A preliminary environmental impact report (EIR) found "no unavoidable significant adverse effects" from substituting plastic for copper, cast iron or galvanized steel in hot and cold water lines in residential buildings.
Concern about the use of plastic piping centers on possible threats to public health from chemicals used in the plastic, pipe-joining material, or in the surrounding soil, which may be contaminated, and on how it may affect plumbers using the material who are exposed to fire or smoke.
The studies found that a few chemicals from plastic pipe and solvent cements leach into the drinking water, but to negligible degrees which are thought to pose no health risk.
Currently, plastic pipe is not allowed to carry water inside dwellings, and only two types--polyvinyl chloride and polyethylene--are allowed for cold water outside a dwelling.
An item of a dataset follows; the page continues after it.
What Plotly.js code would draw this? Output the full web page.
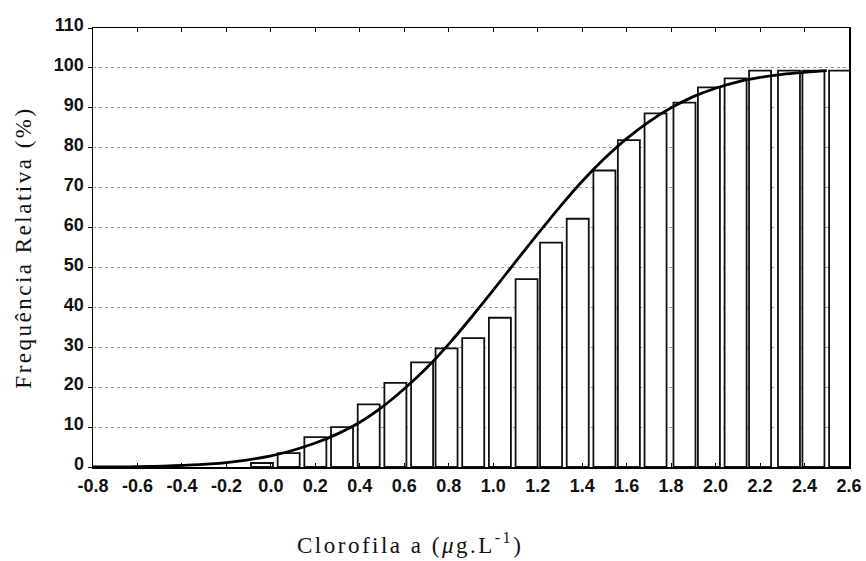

Three other types are permitted for use as drain, waste and vent pipes in structures of two stories or less: polyvinyl chloride, acrylonitrile-butadiene-styrene, and chlorinated polyvinyl chloride.
Plumbing Code Changes
The California Department of Housing and Community Development is considering allowing plastic pipe to conform with changes in the Uniform Plumbing Code, which permits plastic pipe substitution for copper or galvanized iron pipe used to carry hot and cold water in residential buildings.
The EIR also found no significant adverse effects of plastic piping on housing prices, pipe manufacturing and plumbing employment, or on energy consumed in pipe manufacturing.
The agency is seeking public comment on the EIR for the next two months, at hearings in Los Angeles Sept. 26 and in Oakland on Sept. 27.
After the hearings, a final EIR will be prepared.
In two studies commissioned by the housing department, UC Berkeley analyzed chemicals that might be released by plastic pipe into drinking water, and the California Department of Health Services studied plumbers' exposure to chemicals used to assemble plastic pipe.
Plumbers installing the pipe would be safe unless they drank large quantities from an unwashed pipe.
Safety aspects of using plastic pipe were unclear, since plastic pipe was thought to decrease injuries from lifting and burns, but cause more hurried work by less trained individuals.
Studies of the effects of exposure to solvents and susceptibility to fire produced no conclusions indicating significant risk or danger.
If the changes are adopted at the state level, local jurisdictions also likely would seek similar changes in their codes.